菅野氏がこういう背景にはクラブの進化がある。一昔前の5番はボールが上がらず、ミスヒットにも弱い印象があったが、昨今の5番は「7番と同じくらいの振り感で打てる」と菅野氏。その上で、「ただ7番アイアンが苦手というゴルファーはユーティリティを入れるほうがミスは少ないと思います」という。

「ソールが広いユーティリティやフェアウェイウッドは直進性が高く、ラクに飛ばせることができるというのが最大のメリット。それに対してロングアイアンは操作性がある。難しいと言われてしまえばそれまでだけど、操作ができるというのがアイアンの強み。オートマ車に乗るか、マニュアル車に乗るかの違いですね」(菅野)

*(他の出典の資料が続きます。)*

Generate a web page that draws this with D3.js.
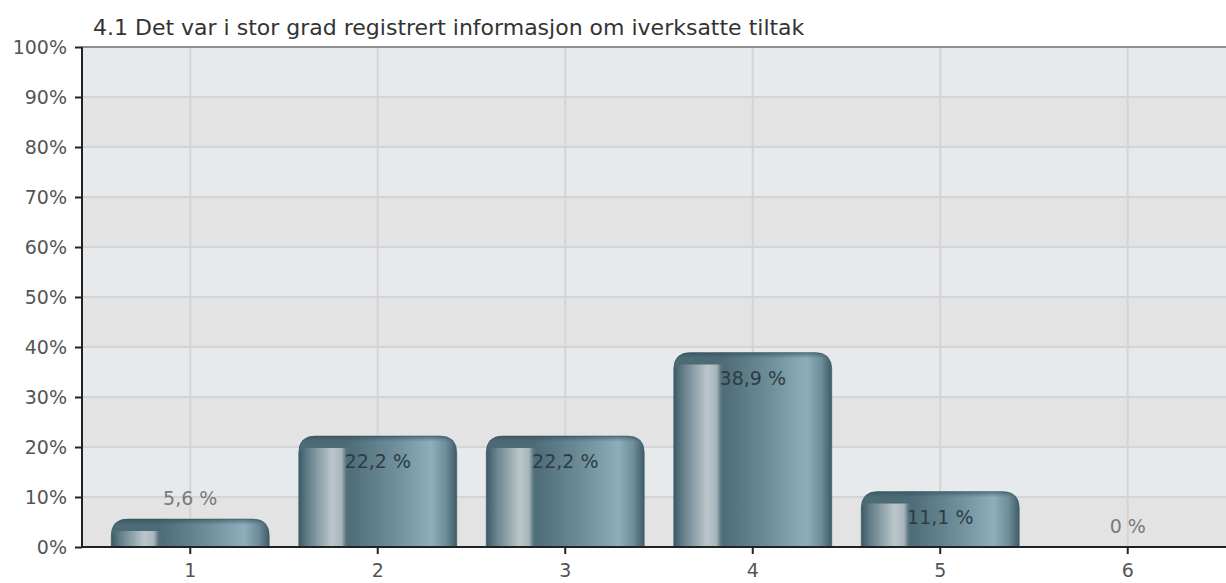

林からの脱出や、前に木の枝があってどうしても低い球が打ちたい場合など、ロフトの立ったアイアンが使いたくなるシチュエーションはたしかにある。左にだけはミスしたくないパー3のティショットなどで頼りになることもあるだろう。

「やさしさ」はフェアウェイウッドやユーティリティが上。すべてを満たすクラブはない以上、最後はゴルファーひとりひとりの選択になる。170ヤード前後を打つクラブとして本当に必要なのは何か、この機会に見直してみてはいかがだろうか?